SET EXERCISE -
Give again exactly the lines that run from the start of the records to the line holding "const xTicks = [20, 40, 60, 80, 100];", both ends counted. Do not include the pictures.

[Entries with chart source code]
— BEGIN —
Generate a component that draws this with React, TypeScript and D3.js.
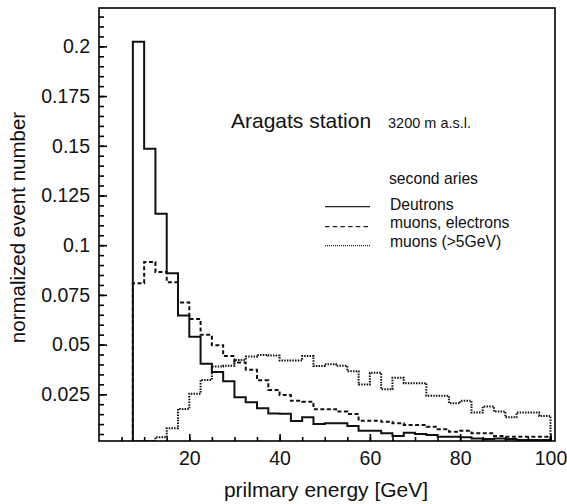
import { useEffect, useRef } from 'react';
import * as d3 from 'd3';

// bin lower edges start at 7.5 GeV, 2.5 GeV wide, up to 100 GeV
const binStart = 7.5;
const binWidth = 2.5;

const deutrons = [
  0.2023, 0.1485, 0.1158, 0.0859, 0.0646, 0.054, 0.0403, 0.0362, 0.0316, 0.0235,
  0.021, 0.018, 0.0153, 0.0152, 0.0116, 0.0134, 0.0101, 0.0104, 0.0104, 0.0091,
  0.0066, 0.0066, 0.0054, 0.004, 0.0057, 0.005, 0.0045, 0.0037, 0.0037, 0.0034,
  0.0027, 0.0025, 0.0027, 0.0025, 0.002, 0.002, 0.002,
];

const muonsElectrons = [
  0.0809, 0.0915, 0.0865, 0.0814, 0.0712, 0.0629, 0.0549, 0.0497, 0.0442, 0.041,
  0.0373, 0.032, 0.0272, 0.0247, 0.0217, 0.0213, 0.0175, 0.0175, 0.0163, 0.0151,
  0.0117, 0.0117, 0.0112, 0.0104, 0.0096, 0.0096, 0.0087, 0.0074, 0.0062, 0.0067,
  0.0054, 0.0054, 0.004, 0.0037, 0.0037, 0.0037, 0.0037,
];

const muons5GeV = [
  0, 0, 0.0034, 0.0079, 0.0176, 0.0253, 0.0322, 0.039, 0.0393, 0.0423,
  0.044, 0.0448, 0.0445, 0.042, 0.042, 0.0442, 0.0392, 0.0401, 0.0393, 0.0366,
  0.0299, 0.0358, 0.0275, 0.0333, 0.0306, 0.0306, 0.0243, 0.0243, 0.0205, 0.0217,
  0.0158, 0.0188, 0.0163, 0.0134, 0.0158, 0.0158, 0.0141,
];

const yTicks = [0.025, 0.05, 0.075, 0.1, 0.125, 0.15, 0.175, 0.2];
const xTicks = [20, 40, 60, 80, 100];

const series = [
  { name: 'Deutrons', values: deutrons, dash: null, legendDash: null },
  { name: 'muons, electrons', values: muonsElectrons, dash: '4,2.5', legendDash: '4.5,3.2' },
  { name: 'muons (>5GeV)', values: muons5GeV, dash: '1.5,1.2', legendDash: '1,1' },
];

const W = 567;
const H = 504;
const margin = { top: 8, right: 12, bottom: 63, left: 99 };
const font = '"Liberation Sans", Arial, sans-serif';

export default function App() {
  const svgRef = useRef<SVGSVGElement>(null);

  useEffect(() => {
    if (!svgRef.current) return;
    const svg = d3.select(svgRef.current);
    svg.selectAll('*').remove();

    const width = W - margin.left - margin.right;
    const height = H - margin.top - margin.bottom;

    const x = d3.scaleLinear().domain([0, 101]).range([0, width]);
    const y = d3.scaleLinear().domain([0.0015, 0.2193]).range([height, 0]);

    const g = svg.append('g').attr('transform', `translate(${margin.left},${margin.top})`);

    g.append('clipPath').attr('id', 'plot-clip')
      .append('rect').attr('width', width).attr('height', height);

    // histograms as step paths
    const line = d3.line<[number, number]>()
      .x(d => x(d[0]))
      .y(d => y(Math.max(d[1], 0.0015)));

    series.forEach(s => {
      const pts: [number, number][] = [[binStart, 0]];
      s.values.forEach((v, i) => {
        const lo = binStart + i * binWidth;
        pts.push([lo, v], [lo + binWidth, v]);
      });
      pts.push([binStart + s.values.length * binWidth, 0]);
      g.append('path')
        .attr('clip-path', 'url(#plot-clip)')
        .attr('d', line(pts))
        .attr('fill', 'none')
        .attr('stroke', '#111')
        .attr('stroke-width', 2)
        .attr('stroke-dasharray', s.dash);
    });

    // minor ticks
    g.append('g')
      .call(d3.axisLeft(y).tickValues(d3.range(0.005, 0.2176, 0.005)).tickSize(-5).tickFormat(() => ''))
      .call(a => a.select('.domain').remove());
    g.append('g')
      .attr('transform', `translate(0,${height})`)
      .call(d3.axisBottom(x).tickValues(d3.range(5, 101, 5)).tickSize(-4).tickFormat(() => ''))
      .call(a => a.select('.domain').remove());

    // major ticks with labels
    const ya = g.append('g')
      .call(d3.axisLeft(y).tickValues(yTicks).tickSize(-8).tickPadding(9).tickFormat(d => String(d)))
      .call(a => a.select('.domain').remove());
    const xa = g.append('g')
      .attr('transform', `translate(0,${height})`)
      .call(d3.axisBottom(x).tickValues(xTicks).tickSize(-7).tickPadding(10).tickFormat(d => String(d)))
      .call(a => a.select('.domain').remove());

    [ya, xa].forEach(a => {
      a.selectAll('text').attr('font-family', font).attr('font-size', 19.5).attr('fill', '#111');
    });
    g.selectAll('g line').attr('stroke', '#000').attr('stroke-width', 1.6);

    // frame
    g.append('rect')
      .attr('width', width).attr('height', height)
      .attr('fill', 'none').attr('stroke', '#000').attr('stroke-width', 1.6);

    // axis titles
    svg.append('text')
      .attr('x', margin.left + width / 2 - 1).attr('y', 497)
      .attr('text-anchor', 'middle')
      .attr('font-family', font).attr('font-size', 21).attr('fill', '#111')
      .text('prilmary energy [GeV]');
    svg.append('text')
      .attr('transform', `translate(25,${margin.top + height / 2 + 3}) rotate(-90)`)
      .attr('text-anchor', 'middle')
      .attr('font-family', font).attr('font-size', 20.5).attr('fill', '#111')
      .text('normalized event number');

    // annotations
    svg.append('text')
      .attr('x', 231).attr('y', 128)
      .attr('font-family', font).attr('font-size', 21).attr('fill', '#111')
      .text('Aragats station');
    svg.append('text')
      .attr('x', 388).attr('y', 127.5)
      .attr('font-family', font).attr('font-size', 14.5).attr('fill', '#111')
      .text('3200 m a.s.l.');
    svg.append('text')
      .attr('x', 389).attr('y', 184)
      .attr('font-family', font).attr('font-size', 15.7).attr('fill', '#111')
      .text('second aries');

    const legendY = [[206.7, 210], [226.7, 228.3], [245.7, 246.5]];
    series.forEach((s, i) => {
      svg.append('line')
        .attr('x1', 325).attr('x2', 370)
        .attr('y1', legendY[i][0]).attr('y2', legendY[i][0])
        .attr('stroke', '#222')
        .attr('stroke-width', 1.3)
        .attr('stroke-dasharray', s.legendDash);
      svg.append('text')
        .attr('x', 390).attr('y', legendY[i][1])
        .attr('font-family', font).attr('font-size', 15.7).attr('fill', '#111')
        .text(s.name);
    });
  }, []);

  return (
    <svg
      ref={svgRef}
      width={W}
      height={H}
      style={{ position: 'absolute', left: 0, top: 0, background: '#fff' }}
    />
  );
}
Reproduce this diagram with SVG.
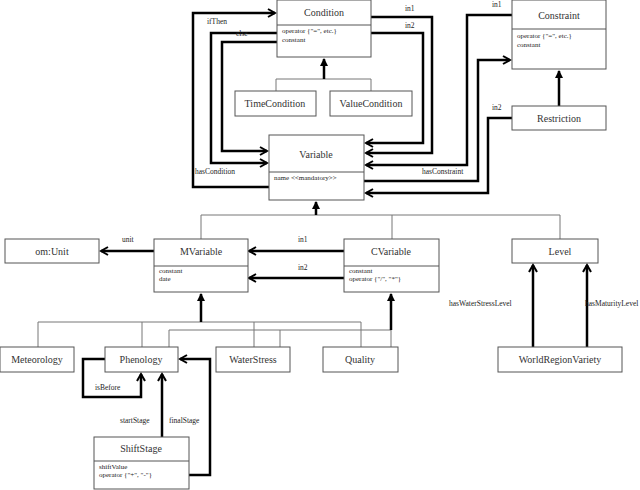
— END —
ANSWER FOR THIS EXERCISE -
Generate a component that draws this with React, TypeScript and D3.js.
import { useEffect, useRef } from 'react';
import * as d3 from 'd3';

// bin lower edges start at 7.5 GeV, 2.5 GeV wide, up to 100 GeV
const binStart = 7.5;
const binWidth = 2.5;

const deutrons = [
  0.2023, 0.1485, 0.1158, 0.0859, 0.0646, 0.054, 0.0403, 0.0362, 0.0316, 0.0235,
  0.021, 0.018, 0.0153, 0.0152, 0.0116, 0.0134, 0.0101, 0.0104, 0.0104, 0.0091,
  0.0066, 0.0066, 0.0054, 0.004, 0.0057, 0.005, 0.0045, 0.0037, 0.0037, 0.0034,
  0.0027, 0.0025, 0.0027, 0.0025, 0.002, 0.002, 0.002,
];

const muonsElectrons = [
  0.0809, 0.0915, 0.0865, 0.0814, 0.0712, 0.0629, 0.0549, 0.0497, 0.0442, 0.041,
  0.0373, 0.032, 0.0272, 0.0247, 0.0217, 0.0213, 0.0175, 0.0175, 0.0163, 0.0151,
  0.0117, 0.0117, 0.0112, 0.0104, 0.0096, 0.0096, 0.0087, 0.0074, 0.0062, 0.0067,
  0.0054, 0.0054, 0.004, 0.0037, 0.0037, 0.0037, 0.0037,
];

const muons5GeV = [
  0, 0, 0.0034, 0.0079, 0.0176, 0.0253, 0.0322, 0.039, 0.0393, 0.0423,
  0.044, 0.0448, 0.0445, 0.042, 0.042, 0.0442, 0.0392, 0.0401, 0.0393, 0.0366,
  0.0299, 0.0358, 0.0275, 0.0333, 0.0306, 0.0306, 0.0243, 0.0243, 0.0205, 0.0217,
  0.0158, 0.0188, 0.0163, 0.0134, 0.0158, 0.0158, 0.0141,
];

const yTicks = [0.025, 0.05, 0.075, 0.1, 0.125, 0.15, 0.175, 0.2];
const xTicks = [20, 40, 60, 80, 100];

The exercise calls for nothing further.